Mir konnte bisher noch niemand erklären, warum es für einen Schweizer Bürger mehr Selbstbestimmung sein soll, wenn er oder sie auf ein derart elementares Recht verzichtet.
Solche absolut schludrig formulierten Initiativen, die meist auch noch mit falsche Versprechen angepriesen werden, sind auch darum abzulehnen, weil ebenfalls die Einheit der Materie, wie hier beschrieben, auf das Gröbste und vermutlich von der SVP auch ganz bewusst gewollt verletzen und dem Wähler ein Sammelsurium von Ressentiments geboten werden, seinem Unmut über irgend einen Aspekt des Verhältnisses Schweiz-EU zu äussern, die eigentlich nichts mit dem Inhalt der Initiative zu tun haben!

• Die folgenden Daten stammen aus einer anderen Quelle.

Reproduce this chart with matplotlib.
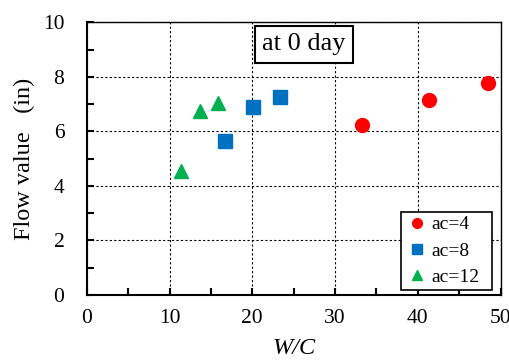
import matplotlib
matplotlib.use("Agg")
import matplotlib.pyplot as plt
from matplotlib.ticker import MultipleLocator

plt.rcParams['font.family'] = ['Liberation Serif', 'DejaVu Serif']

# Data
wc_ac4 = [33.2, 41.3, 48.5]
flow_ac4 = [6.23, 7.15, 7.76]
wc_ac8 = [16.7, 20.1, 23.4]
flow_ac8 = [5.65, 6.90, 7.26]
wc_ac12 = [11.4, 13.7, 15.9]
flow_ac12 = [4.55, 6.75, 7.05]

fig = plt.figure(figsize=(5.1, 3.63), dpi=100)
ax = fig.add_axes([86.7/510, 1 - 295/363, (500.7-86.7)/510, (295-22.3)/363])

ax.plot(wc_ac4, flow_ac4, 'o', color='#FF0000', markersize=10, label='ac=4', zorder=3)
ax.plot(wc_ac8, flow_ac8, 's', color='#0070C0', markersize=10, label='ac=8', zorder=3)
ax.plot(wc_ac12, flow_ac12, '^', color='#00B050', markersize=10, label='ac=12', zorder=3)

ax.set_xlim(0, 50)
ax.set_ylim(0, 10)
ax.xaxis.set_major_locator(MultipleLocator(10))
ax.xaxis.set_minor_locator(MultipleLocator(5))
ax.yaxis.set_major_locator(MultipleLocator(2))
ax.yaxis.set_minor_locator(MultipleLocator(1))
ax.tick_params(axis='both', which='both', direction='in', labelsize=15.5,
               width=1.5, length=5)
ax.tick_params(axis='x', which='both', pad=10)
ax.tick_params(axis='y', which='both', pad=16)
for s in ['top', 'bottom', 'left', 'right']:
    ax.spines[s].set_linewidth(1.5)
ax.spines['top'].set_linewidth(1.0)
ax.spines['right'].set_linewidth(1.0)
ax.grid(True, which='major', color='black', linestyle=(0, (2, 2)), linewidth=0.8)

ax.set_xlabel('W/C', fontsize=17.5, fontstyle='italic', labelpad=7)
ax.set_ylabel('Flow value   (in)', fontsize=17.5, labelpad=6)

ax.text(0.525, 0.919, 'at 0 day', transform=ax.transAxes, fontsize=19,
        ha='center', va='center',
        bbox=dict(boxstyle='square,pad=0.27', facecolor='white', edgecolor='black', linewidth=1.5))

leg = ax.legend(loc='lower left', mode='expand', fontsize=14, markerscale=0.7,
                handlelength=1.3, handletextpad=0.1, borderpad=0.2, labelspacing=0.45,
                fancybox=False, framealpha=1, edgecolor='black',
                bbox_to_anchor=(0.7585, 0.018, 0.2198, 0.2), borderaxespad=0)
leg.get_frame().set_linewidth(1.2)

fig.savefig('out.png', dpi=100)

Unsere Verfassung darf nicht weiter durch solchen handwerklichen Pfusch verunstaltet werden und manchmal sollte man sich echt überlegen, ob es nicht Wege gäbe, die Initianden für bewusste Lügen, für angerichtete wirtschaftliche oder gesellschaftliche Schäden oder allenfalls auch für die Störung der öffentlichen Ruhe zur Verantwortung zu ziehen?